Whatever your views on Blackburn, the issues facing residents involve a complex set of factors about which the Clash of Civilisations says nothing: post-colonial migration; post-industrialisation; demographic change; social and economic deprivation; and the lack of local authority resources. Where prejudices exist in Blackburn we must consider an equally complex set of explanatory factors: shifting patterns of identity and diversity; the presence and visibility of cultural difference; the segregated nature of residential areas; the suspicions aroused through separation. Where anti-Muslim hatred exists in Blackburn we must consider current factors: the recent terrorist attacks in the UK; ongoing conflicts across the Middle East; local patterns of internet and social media use; and the effectiveness of the town’s hate crime reporting and support services.
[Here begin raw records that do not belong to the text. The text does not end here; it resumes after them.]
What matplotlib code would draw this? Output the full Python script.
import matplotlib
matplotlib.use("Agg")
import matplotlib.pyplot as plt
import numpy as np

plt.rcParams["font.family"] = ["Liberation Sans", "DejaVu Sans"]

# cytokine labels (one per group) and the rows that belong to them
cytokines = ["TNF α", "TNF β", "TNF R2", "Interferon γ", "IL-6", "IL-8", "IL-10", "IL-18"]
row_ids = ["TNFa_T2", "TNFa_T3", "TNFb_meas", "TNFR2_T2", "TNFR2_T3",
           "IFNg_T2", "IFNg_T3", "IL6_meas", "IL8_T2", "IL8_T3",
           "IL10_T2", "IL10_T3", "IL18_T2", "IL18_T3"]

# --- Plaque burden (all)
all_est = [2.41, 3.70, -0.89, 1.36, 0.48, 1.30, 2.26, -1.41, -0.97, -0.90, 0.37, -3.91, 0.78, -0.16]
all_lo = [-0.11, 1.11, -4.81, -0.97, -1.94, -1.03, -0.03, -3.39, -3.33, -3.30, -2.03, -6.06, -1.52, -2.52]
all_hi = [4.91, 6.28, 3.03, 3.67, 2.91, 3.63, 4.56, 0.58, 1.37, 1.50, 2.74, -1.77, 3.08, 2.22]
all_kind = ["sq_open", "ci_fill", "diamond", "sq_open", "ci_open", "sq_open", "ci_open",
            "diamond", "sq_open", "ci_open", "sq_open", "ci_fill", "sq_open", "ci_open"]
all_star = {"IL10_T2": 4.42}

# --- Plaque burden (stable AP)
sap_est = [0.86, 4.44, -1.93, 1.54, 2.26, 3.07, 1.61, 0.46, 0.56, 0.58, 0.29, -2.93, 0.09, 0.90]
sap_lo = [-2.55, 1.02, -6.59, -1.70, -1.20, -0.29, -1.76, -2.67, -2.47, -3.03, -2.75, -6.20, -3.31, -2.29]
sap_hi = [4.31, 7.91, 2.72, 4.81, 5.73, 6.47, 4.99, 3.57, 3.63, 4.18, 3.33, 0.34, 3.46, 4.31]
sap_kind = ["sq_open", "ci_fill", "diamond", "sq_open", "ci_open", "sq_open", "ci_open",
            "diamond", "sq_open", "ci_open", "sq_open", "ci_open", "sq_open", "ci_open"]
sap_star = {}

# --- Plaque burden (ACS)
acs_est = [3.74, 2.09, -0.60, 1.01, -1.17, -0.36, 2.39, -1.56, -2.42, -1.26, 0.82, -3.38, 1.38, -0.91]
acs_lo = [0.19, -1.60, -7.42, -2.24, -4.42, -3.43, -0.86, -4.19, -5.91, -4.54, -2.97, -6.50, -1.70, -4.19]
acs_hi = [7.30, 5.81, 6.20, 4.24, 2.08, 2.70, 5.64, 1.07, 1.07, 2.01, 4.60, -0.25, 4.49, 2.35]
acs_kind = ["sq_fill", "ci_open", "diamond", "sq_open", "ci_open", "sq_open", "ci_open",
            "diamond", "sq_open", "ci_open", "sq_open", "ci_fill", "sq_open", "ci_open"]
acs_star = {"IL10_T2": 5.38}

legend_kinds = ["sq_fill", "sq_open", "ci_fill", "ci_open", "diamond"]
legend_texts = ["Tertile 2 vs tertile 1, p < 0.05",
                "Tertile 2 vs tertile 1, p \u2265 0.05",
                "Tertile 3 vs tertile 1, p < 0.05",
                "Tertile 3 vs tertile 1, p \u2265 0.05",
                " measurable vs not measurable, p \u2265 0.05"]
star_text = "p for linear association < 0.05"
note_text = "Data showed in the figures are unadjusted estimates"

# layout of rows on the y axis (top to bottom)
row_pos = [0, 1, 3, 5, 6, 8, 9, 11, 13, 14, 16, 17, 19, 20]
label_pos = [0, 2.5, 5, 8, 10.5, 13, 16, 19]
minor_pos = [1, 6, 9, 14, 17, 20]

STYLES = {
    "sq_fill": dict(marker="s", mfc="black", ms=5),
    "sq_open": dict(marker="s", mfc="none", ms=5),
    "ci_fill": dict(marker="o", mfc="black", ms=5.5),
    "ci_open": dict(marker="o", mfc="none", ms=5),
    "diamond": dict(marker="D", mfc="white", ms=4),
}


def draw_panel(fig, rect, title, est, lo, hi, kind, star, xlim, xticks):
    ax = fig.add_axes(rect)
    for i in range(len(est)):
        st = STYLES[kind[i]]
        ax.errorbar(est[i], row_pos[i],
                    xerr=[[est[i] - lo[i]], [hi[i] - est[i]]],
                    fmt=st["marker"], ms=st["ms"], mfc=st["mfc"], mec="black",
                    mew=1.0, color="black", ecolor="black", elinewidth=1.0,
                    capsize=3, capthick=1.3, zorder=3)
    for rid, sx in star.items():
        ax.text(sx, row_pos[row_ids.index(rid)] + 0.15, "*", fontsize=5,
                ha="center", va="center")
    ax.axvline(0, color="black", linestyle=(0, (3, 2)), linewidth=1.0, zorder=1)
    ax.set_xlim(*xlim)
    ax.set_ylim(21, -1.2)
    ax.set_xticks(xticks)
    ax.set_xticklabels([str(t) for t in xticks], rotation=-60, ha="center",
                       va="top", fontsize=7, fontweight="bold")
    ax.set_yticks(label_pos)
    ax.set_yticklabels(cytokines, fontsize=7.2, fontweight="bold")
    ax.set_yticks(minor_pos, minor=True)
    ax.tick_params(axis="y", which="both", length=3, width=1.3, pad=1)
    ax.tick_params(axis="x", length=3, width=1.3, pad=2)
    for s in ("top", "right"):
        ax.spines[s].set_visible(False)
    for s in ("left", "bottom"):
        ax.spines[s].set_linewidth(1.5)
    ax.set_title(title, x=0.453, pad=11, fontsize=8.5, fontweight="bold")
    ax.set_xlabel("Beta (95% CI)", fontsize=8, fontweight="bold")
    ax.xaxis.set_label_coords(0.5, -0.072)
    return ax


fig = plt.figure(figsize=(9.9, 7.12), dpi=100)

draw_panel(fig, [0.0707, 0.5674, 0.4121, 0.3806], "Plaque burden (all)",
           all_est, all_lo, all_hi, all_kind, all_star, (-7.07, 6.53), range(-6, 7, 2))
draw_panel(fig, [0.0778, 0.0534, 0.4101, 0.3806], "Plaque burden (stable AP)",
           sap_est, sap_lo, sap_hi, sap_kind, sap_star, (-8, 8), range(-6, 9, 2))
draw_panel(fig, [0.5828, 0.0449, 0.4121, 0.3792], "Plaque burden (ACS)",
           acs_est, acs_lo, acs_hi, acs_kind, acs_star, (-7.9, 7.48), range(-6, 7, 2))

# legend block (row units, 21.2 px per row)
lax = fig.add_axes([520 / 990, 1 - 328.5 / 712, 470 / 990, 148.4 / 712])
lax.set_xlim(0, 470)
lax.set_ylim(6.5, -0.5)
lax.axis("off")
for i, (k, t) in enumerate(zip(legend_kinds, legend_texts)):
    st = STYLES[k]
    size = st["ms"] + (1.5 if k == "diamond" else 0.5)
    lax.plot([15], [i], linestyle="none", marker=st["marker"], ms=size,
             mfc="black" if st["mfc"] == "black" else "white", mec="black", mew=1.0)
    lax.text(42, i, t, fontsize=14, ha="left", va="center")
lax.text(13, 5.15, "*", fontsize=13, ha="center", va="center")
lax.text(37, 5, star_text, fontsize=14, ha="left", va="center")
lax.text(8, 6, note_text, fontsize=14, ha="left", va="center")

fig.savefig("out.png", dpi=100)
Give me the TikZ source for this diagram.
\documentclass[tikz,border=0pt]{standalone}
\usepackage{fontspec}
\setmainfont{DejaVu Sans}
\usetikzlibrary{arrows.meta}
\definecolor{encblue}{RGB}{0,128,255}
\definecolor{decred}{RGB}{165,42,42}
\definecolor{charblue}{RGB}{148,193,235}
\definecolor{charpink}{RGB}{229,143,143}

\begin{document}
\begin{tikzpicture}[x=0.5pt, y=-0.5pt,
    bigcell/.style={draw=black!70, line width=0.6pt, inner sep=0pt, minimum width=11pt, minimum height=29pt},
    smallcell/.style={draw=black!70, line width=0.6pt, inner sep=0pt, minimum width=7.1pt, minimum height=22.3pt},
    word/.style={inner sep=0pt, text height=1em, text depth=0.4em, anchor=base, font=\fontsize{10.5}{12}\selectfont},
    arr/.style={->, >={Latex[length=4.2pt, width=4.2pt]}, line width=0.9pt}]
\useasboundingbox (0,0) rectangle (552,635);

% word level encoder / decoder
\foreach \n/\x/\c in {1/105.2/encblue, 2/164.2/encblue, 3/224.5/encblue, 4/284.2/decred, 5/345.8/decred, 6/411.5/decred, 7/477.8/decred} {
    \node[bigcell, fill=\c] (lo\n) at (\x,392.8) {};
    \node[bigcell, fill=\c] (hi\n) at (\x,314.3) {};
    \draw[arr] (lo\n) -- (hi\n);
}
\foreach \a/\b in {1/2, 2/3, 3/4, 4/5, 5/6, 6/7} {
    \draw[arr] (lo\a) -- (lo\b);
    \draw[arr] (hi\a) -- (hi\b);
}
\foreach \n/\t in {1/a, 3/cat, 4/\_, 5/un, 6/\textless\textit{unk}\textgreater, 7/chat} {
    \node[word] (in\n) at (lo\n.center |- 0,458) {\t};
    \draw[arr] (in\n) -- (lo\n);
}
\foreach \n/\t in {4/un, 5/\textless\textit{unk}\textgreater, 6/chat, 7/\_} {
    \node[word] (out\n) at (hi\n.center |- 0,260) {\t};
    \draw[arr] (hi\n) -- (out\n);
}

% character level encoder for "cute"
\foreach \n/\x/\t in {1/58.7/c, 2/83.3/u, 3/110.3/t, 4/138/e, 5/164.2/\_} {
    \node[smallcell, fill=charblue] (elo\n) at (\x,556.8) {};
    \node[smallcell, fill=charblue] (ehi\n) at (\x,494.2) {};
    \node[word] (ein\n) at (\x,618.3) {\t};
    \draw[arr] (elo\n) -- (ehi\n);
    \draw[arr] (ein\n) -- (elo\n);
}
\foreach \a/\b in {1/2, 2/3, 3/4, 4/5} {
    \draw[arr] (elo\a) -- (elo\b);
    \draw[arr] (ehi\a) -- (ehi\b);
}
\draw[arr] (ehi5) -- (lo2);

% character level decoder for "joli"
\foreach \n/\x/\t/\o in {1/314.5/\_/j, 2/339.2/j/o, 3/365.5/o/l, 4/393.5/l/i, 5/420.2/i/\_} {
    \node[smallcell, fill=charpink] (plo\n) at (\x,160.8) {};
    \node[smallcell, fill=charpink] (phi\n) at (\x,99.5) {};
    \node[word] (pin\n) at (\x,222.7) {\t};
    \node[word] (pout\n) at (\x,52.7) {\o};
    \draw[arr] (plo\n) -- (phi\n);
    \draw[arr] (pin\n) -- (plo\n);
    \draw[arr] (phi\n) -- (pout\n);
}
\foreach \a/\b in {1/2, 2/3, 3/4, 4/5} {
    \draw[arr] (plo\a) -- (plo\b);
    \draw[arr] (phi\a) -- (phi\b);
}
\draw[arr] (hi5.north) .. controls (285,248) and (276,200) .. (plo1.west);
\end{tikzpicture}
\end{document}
These considerations are denied to us if we fixate either on great sweeping historical narratives concerning Islam and the West or on crafting counter-arguments to these problematic theories.

Conclusion

Relations between Muslims and non-Muslims in the UK are contingent on a myriad of political, social and economic factors and the solutions to issues around anti-Muslim prejudice and hostility require practical steps that engage with insights from local people and upon fostering meaningful encounter between diverse groups. Huntington and Lewis can’t teach us much about this stuff, but neither can many of their opponents.